The first signs of the next recession

After a long period of economic expansion, a slowdown has begun. But in an era of high debt and low interest rates, states have little ammunition to deploy.

By Helen Thompson

A recession always comes in the end, but the matter of foretelling when is a hazardous exercise at best. Indeed, recessions can remain out of sight to policy-makers even when they have begun. In July 2008 the then president of the European Central Bank (ECB), Jean-Claude Trichet, declared while announcing an increase in interest rates that the eurozone’s fundamentals were sound. In fact, a recession had begun in the first quarter of that year.
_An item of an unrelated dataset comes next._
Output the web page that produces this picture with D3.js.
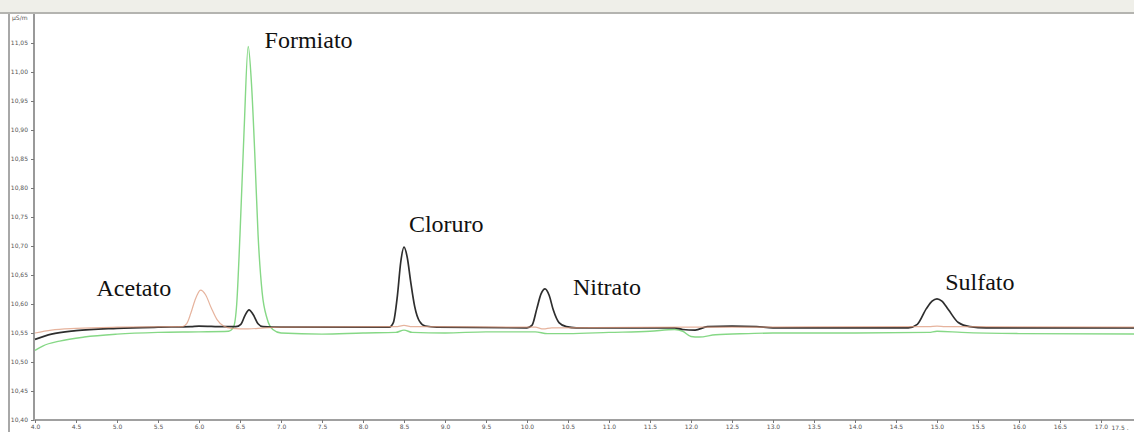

The causes of recessions are also sometimes wrongly diagnosed – even in retrospect. For instance, the impact of exceptionally high oil prices and the response of central banks to those prices are still routinely ignored as causes of the US and European recessions in the aftermath of the 2008 crash. In recent months, the spectre of the next recession has begun to take shape. Growth has fallen in several large economies, even while the US, which is much further beyond its last recession than the eurozone, posted growth above 4 per cent in the second quarter of this year. Yet it is also far from clear what is causing the slowdown, especially when there are potential recessionary pressures originating from multiple directions. The prospect of an end to quantitative easing (QE) – electronically created money used to purchase government bonds – for the eurozone, with Italy’s economy deteriorating under this shadow; China’s sky-high corporate debt; the trade war between the US and China; asset bubbles in financial markets; and the sheer length of the present economic cycle all represent substantial dangers to ongoing growth.